Ian paused, somewhat taken aback. “Well… are you?” he asked finally.

The captain crossed her arms and cocked her head to one side, considering Ian then me. “It depends on who is applying.” she said finally. “But answer something for me first. You don’t know me. I doubt you even know anything about me. But you come up to me and the first thing you ask is to join me. So tell me. Why?”

Ian frowned. “We’re techs.” he said, gesturing towards me again. “I assume you can always use another tech.”

Dalyen shook her head. “That wasn’t what I asked. I’m not asking why I should be interested in you, I’m asking why you want to join me.”

Ian waved his arms around, indicating the sandy plain, the Gash, the mountains in the far distance. “Isn’t it obvious?”

Another shake of her head. “Apparently not, since I’m asking.”

Ian sighed and shook his own head. “Look at this place!” he said. “Sand, rocks and not much else. And no one interested in anything except living in the bottom of a hole in the ground. Why would I want to stay here?”

Dalyen smiled tolerantly. “I understand the Gash is a good place to be during sandstorms. And this desert is hardly your entire planet. I’m sure there’s a lot more varied terrain than this.”

“But it’s no more exciting than this.” said Ian. “Yeah, there are a few dozen outposts around the planet but nothing happens at them either.”

The captain shook her head. “I’m not sure why you’re talking to me if you’re looking for ‘excitement’. Excitement is something I try to avoid. I like stability myself.”

Ian looked frustrated. “But surely you go places that are more interesting than this!”

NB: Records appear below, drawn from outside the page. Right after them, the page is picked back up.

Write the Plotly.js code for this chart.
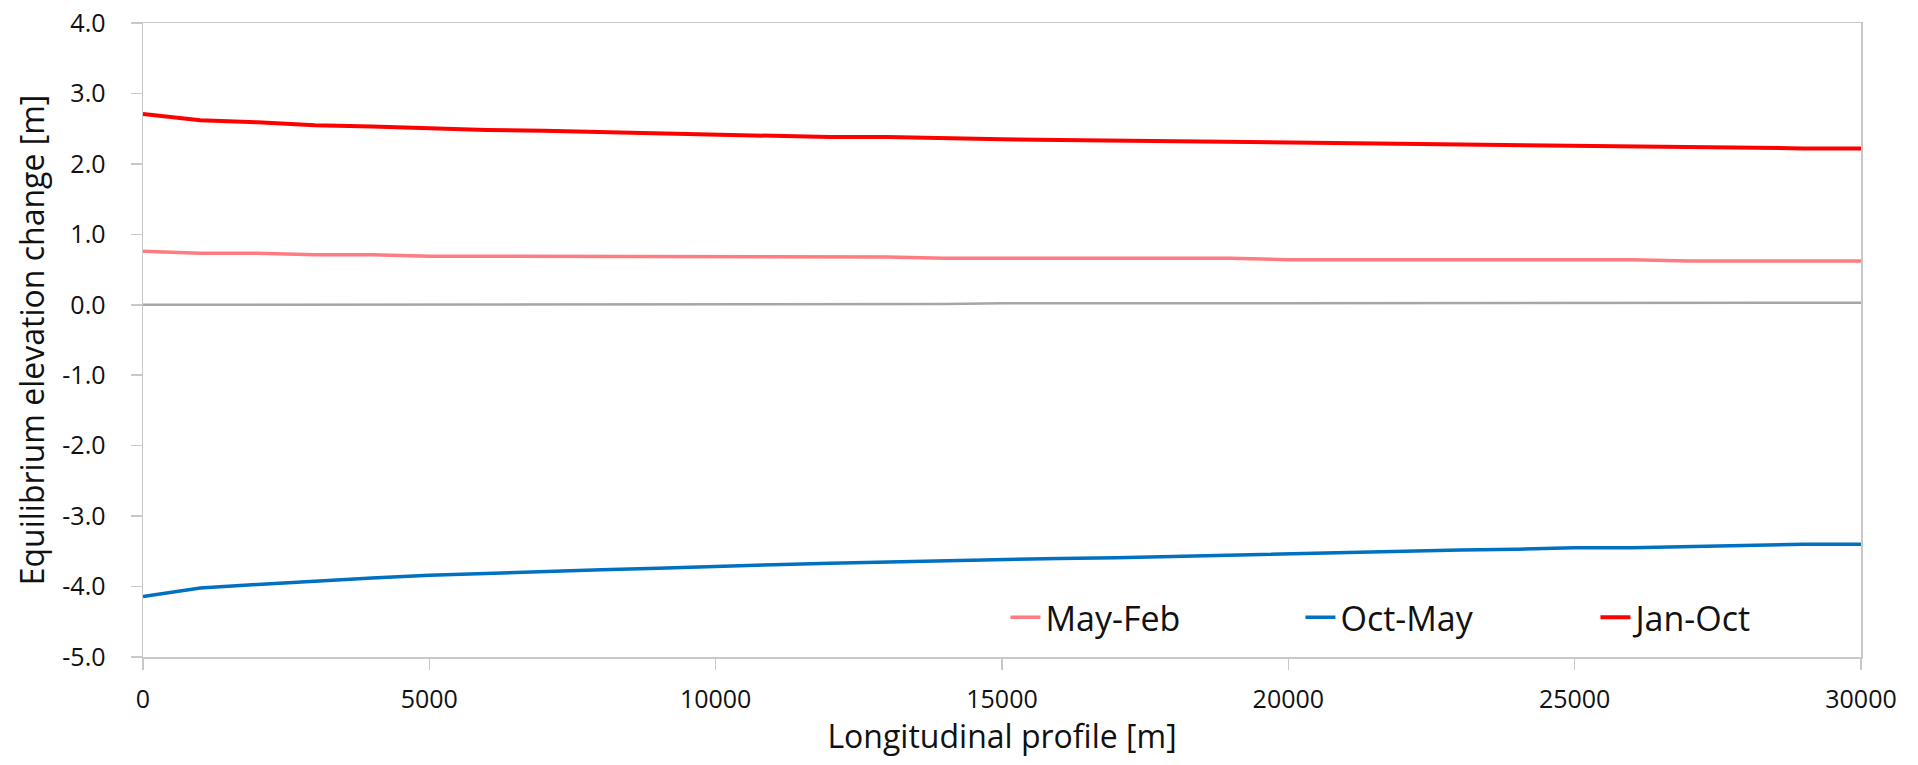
<!DOCTYPE html>
<html>
<head>
<meta charset="utf-8">
<script src="https://cdn.plot.ly/plotly-3.0.1.min.js"></script>
<style>
  html, body { margin: 0; padding: 0; background: #fff; }
  #chart { width: 1918px; height: 765px; }
</style>
</head>
<body>
<div id="chart"></div>
<script>
// Longitudinal profile positions [m]
const distance = [0,1000,2000,3000,4000,5000,6000,7000,8000,9000,10000,11000,12000,13000,14000,15000,16000,17000,18000,19000,20000,21000,22000,23000,24000,25000,26000,27000,28000,29000,30000];

// Equilibrium elevation change [m]
const mayFeb = [0.76,0.73,0.73,0.71,0.71,0.69,0.69,0.69,0.69,0.68,0.68,0.68,0.68,0.68,0.66,0.66,0.66,0.66,0.66,0.66,0.64,0.64,0.64,0.64,0.64,0.64,0.64,0.62,0.62,0.62,0.62];
const octMay = [-4.14,-4.02,-3.97,-3.92,-3.88,-3.84,-3.81,-3.78,-3.76,-3.74,-3.71,-3.69,-3.67,-3.65,-3.64,-3.62,-3.60,-3.59,-3.57,-3.55,-3.53,-3.52,-3.50,-3.48,-3.47,-3.45,-3.45,-3.43,-3.42,-3.40,-3.40];
const janOct = [2.71,2.62,2.59,2.55,2.53,2.50,2.48,2.47,2.45,2.43,2.41,2.40,2.38,2.38,2.36,2.35,2.34,2.33,2.32,2.31,2.30,2.29,2.28,2.27,2.26,2.25,2.24,2.23,2.22,2.22,2.22];
const reference = [0.00,0.00,0.00,0.00,0.00,0.00,0.01,0.01,0.01,0.01,0.01,0.01,0.01,0.01,0.01,0.02,0.02,0.02,0.02,0.02,0.02,0.02,0.02,0.02,0.02,0.03,0.03,0.03,0.03,0.03,0.03];

const seriesNames = ['May-Feb','Oct-May','Jan-Oct'];
const yTickVals = [-5,-4,-3,-2,-1,0,1,2,3,4];
const yTickText = ['-5.0','-4.0','-3.0','-2.0','-1.0','0.0','1.0','2.0','3.0','4.0'];
const xTickVals = [0,5000,10000,15000,20000,25000,30000];
const xTickText = ['0','5000','10000','15000','20000','25000','30000'];

const font = '"Open Sans", "Noto Sans", sans-serif';

const traces = [
  {x: distance, y: reference, type: 'scatter', mode: 'lines', showlegend: false, hoverinfo: 'skip',
   line: {color: '#a6a6a6', width: 2.5}},
  {x: distance, y: mayFeb, type: 'scatter', mode: 'lines', name: seriesNames[0],
   line: {color: '#ff7c80', width: 3.5}},
  {x: distance, y: octMay, type: 'scatter', mode: 'lines', name: seriesNames[1],
   line: {color: '#0070c0', width: 3.5}},
  {x: distance, y: janOct, type: 'scatter', mode: 'lines', name: seriesNames[2],
   line: {color: '#ff0000', width: 4}}
];

const layout = {
  width: 1918, height: 765,
  margin: {l: 143, r: 57, t: 23, b: 108, pad: 0},
  paper_bgcolor: '#ffffff', plot_bgcolor: '#ffffff',
  font: {family: font, size: 25, color: '#111111'},
  showlegend: true,
  legend: {
    orientation: 'h', x: 0.502, xanchor: 'left', y: 0.062, yanchor: 'middle',
    bgcolor: 'rgba(0,0,0,0)', font: {family: font, size: 34, color: '#111111'},
    entrywidth: 250, entrywidthmode: 'pixels', traceorder: 'normal'
  },
  xaxis: {
    range: [0, 30000], tickmode: 'array', tickvals: xTickVals, ticktext: xTickText,
    showgrid: false, zeroline: false,
    showline: true, linecolor: '#c8c8c8', linewidth: 1.5, mirror: true,
    ticks: 'outside', ticklen: 11, tickcolor: '#c8c8c8', tickwidth: 1.5,
    ticklabelstandoff: 8,
    tickfont: {family: font, size: 25, color: '#111111'},
    title: {text: 'Longitudinal profile [m]', font: {family: font, size: 32, color: '#111111'}, standoff: 11}
  },
  yaxis: {
    range: [-5, 4], tickmode: 'array', tickvals: yTickVals, ticktext: yTickText,
    showgrid: false, zeroline: false,
    showline: true, linecolor: '#c8c8c8', linewidth: 1.5, mirror: true,
    ticks: 'outside', ticklen: 11, tickcolor: '#c8c8c8', tickwidth: 1.5,
    ticklabelstandoff: 20,
    tickfont: {family: font, size: 25, color: '#111111'},
    title: {text: 'Equilibrium elevation change [m]', font: {family: font, size: 32, color: '#111111'}, standoff: 8}
  }
};

Plotly.newPlot('chart', traces, layout, {displayModeBar: false, staticPlot: true});
</script>
</body>
</html>
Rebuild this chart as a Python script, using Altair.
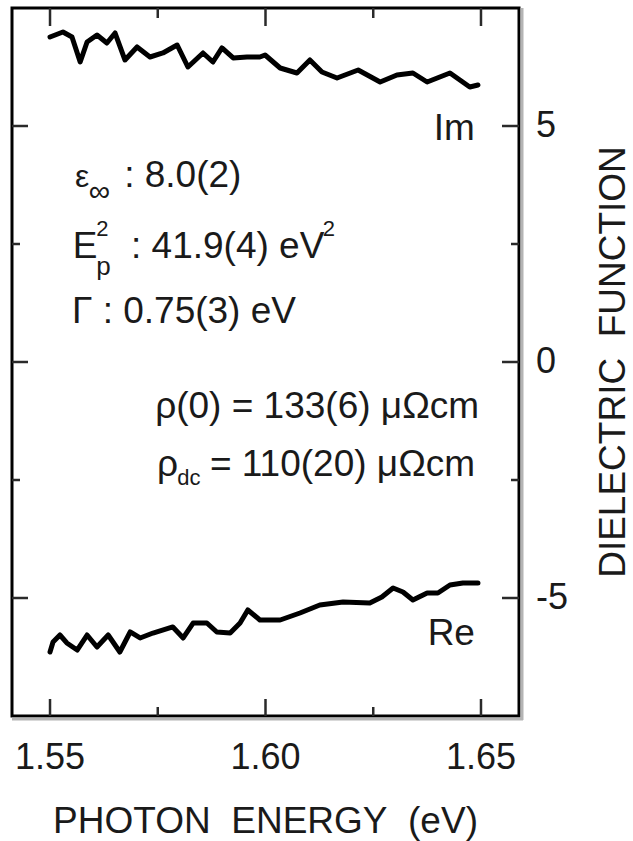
import altair as alt
import pandas as pd

# ---- data ----
im_energy = [1.5500, 1.5530, 1.5551, 1.5570, 1.5586, 1.5609, 1.5632, 1.5651, 1.5674, 1.5702,
             1.5732, 1.5762, 1.5795, 1.5820, 1.5855, 1.5878, 1.5899, 1.5925, 1.5957, 1.5987,
             1.5999, 1.6034, 1.6073, 1.6103, 1.6131, 1.6166, 1.6215, 1.6266, 1.6305, 1.6342,
             1.6375, 1.6428, 1.6451, 1.6474, 1.6493]
im_value = [6.886, 6.992, 6.886, 6.356, 6.780, 6.928, 6.758, 6.970, 6.398, 6.674,
            6.462, 6.547, 6.716, 6.250, 6.547, 6.356, 6.653, 6.441, 6.462, 6.462,
            6.504, 6.229, 6.123, 6.398, 6.144, 6.017, 6.186, 5.932, 6.081, 6.123,
            5.932, 6.123, 5.975, 5.826, 5.869]

re_energy = [1.5500, 1.5507, 1.5523, 1.5539, 1.5563, 1.5586, 1.5609, 1.5635, 1.5662, 1.5686,
             1.5709, 1.5739, 1.5785, 1.5809, 1.5832, 1.5864, 1.5887, 1.5918, 1.5941, 1.5959,
             1.5987, 1.6034, 1.6080, 1.6126, 1.6180, 1.6242, 1.6270, 1.6296, 1.6319, 1.6342,
             1.6375, 1.6400, 1.6428, 1.6458, 1.6493]
re_value = [-6.144, -5.932, -5.784, -5.953, -6.102, -5.784, -6.038, -5.784, -6.144, -5.720,
            -5.847, -5.742, -5.614, -5.847, -5.530, -5.530, -5.720, -5.742, -5.530, -5.254,
            -5.466, -5.466, -5.318, -5.148, -5.085, -5.106, -4.979, -4.788, -4.873, -5.042,
            -4.894, -4.894, -4.725, -4.682, -4.682]

x_major = [1.55, 1.60, 1.65]
x_minor = [1.575, 1.625]
x_tick_labels = ["1.55", "1.60", "1.65"]
y_major = [5, 0, -5]
y_minor = [2.5, -2.5]
y_tick_labels = ["5", "0", "-5"]

NB = "\u00a0"
x_title = "PHOTON" + NB + NB + "ENERGY" + NB + NB + "(eV)"
y_title = "DIELECTRIC" + NB + NB + "FUNCTION"

series_names = ["Im", "Re"]

ann_text = ["ε", "∞", ": 8.0(2)", "E", "2", "p", ": 41.9(4) eV", "2",
            "Γ : 0.75(3) eV", "ρ(0) = 133(6) μΩcm", "ρ", "dc", "= 110(20) μΩcm"]
ann_x = [1.5558, 1.5590, 1.5672, 1.5553, 1.5607, 1.5607, 1.5688, 1.6133,
         1.5551, 1.5744, 1.5748, 1.5795, 1.5871]
ann_y = [3.708, 3.411, 3.708, 2.203, 2.669, 1.843, 2.203, 2.669,
         0.826, -1.186, -2.415, -2.606, -2.415]
ann_size = [32, 30, 37, 37, 22, 26, 37, 22, 37, 37, 37, 22, 37]

lab_x = [1.6486, 1.6486]
lab_y = [4.703, -5.996]

# ---- layout ----
W, H = 507, 708
FONT = "Liberation Sans"
INK = "#1a1a1a"

xs = alt.Scale(domain=[1.54118, 1.65882], nice=False, zero=False)
ys = alt.Scale(domain=[-7.5, 7.5], nice=False, zero=False)

rows = []
for i, (e, v) in enumerate(zip(im_energy, im_value)):
    rows.append({"E": e, "v": v, "series": "Im", "i": i})
for i, (e, v) in enumerate(zip(re_energy, re_value)):
    rows.append({"E": e, "v": v, "series": "Re", "i": i})
curves = pd.DataFrame(rows)

lines = alt.Chart(curves).mark_line(
    color="black", strokeWidth=5, strokeJoin="round", strokeCap="round"
).encode(
    x=alt.X("E:Q", scale=xs, axis=None),
    y=alt.Y("v:Q", scale=ys, axis=None),
    detail="series:N",
    order="i:Q",
)

TICK = "#2a2a2a"
xmaj = pd.DataFrame({"t": x_major, "label": x_tick_labels})
xmin = pd.DataFrame({"t": x_minor})
ymaj = pd.DataFrame({"t": y_major, "label": y_tick_labels})
ymin = pd.DataFrame({"t": y_minor})

def xticks(df, y0, y1):
    return alt.Chart(df).mark_rule(color=TICK, strokeWidth=2.5).encode(
        x=alt.X("t:Q", scale=xs, axis=None), y=alt.value(y0), y2=alt.value(y1))

def yticks(df, x0, x1):
    return alt.Chart(df).mark_rule(color=TICK, strokeWidth=2.5).encode(
        y=alt.Y("t:Q", scale=ys, axis=None), x=alt.value(x0), x2=alt.value(x1))

ticks = [
    xticks(xmaj, H, H - 17), xticks(xmin, H, H - 9),
    xticks(xmaj, 0, 18), xticks(xmin, 0, 10),
    yticks(ymaj, 0, 16), yticks(ymin, 0, 8),
    yticks(ymaj, W, W - 17), yticks(ymin, W, W - 8),
]

# tick labels (as text marks placed by the scales)
xlabels = alt.Chart(xmaj).mark_text(
    align="center", baseline="alphabetic", font=FONT, fontSize=36, color=INK
).encode(x=alt.X("t:Q", scale=xs, axis=None), y=alt.value(H + 53), text="label:N")

ylabels = alt.Chart(ymaj).mark_text(
    align="left", baseline="middle", font=FONT, fontSize=36, color=INK
).encode(y=alt.Y("t:Q", scale=ys, axis=None), x=alt.value(W + 17), text="label:N")

one = pd.DataFrame({"a": [0]})
xtitle = alt.Chart(pd.DataFrame({"label": [x_title]})).mark_text(
    align="center", baseline="alphabetic", font=FONT, fontSize=37, color=INK
).encode(x=alt.value(W / 2), y=alt.value(H + 117), text="label:N")

ytitle = alt.Chart(pd.DataFrame({"label": [y_title]})).mark_text(
    align="center", baseline="alphabetic", font=FONT, fontSize=37, color=INK, angle=270
).encode(x=alt.value(W + 106), y=alt.value(H / 2), text="label:N")

shadow_b = alt.Chart(one).mark_rule(color="#b4b4b4", strokeWidth=3).encode(
    x=alt.value(0), x2=alt.value(W + 4), y=alt.value(H + 3))
shadow_r = alt.Chart(one).mark_rule(color="#b4b4b4", strokeWidth=3).encode(
    x=alt.value(W + 3), y=alt.value(0), y2=alt.value(H + 4))

ann = pd.DataFrame({"text": ann_text, "x": ann_x, "y": ann_y, "fs": ann_size})
notes = alt.Chart(ann).mark_text(
    align="left", baseline="alphabetic", font=FONT, color=INK
).encode(
    x=alt.X("x:Q", scale=xs, axis=None),
    y=alt.Y("y:Q", scale=ys, axis=None),
    text="text:N",
    size=alt.Size("fs:Q", scale=None, legend=None),
)

labs = pd.DataFrame({"text": series_names, "x": lab_x, "y": lab_y})
series_labels = alt.Chart(labs).mark_text(
    align="right", baseline="alphabetic", font=FONT, color=INK, fontSize=37
).encode(
    x=alt.X("x:Q", scale=xs, axis=None),
    y=alt.Y("y:Q", scale=ys, axis=None),
    text="text:N",
)

chart = alt.layer(
    lines, *ticks, shadow_b, shadow_r, xlabels, ylabels, xtitle, ytitle, notes, series_labels
).properties(
    width=W, height=H, autosize="none",
    padding={"left": 12, "top": 8, "right": 114, "bottom": 125},
    background="white",
).configure_view(stroke="black", strokeWidth=3)

chart.save("out.html", embed_options={"renderer": "svg", "actions": False})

Dalyen shrugged. “Interesting to who? I’m sure someone from Freya would be happy here given that the temperatures are well above freezing. Nova Seattle’s people would be stunned at a place where it isn’t raining or storming all the time. And Polynesians wouldn’t know what to do on a world with more dry land than ocean.” She made a gesture encompassing the desert around her. “I’ve been to most of the known worlds and most of them are hardly different from what you have here; there are only so many planets we can live on and they aren’t that different when you come down to it.”

She shook her head. “If you want ‘excitement’ I suggest you contact Survey. Or maybe the Patrol. I’m not what you’re looking for.”

Ian stood silent for a moment. “So you aren’t hiring then?”

“I didn’t say that. I always have room for the right kind of person. But you aren’t it.” Ian stood stunned and she turned to look at me. “What about you? Are you looking for ‘excitement’ too?”

I looked back at her and considered the jumpsuit she was wearing again. It fit her perfectly, obviously custom-tailored and not fabricated. I looked at the datapad she still held and the matching earpiece, both black glass and chrome and again obviously custom made. Then I glanced at the items she had selected from us in trade and carefully packed on the autom still waiting patiently behind her.

“I want to learn.” I said. “I want to learn what people want and what they don’t. How to decide what is important to them and what isn’t. And how much to pay them for what they don’t want and how much they will pay me for what they do. I want to learn how to make as much money as I can travelling from world to world so that someday I can have my own ship and my own crew and that I will be the one deciding who I want to travel with me and who I don’t. And I think that the best way to learn that is from you.”

Dalyen regarded me for a moment then extended her hand. “Welcome aboard the Edge.”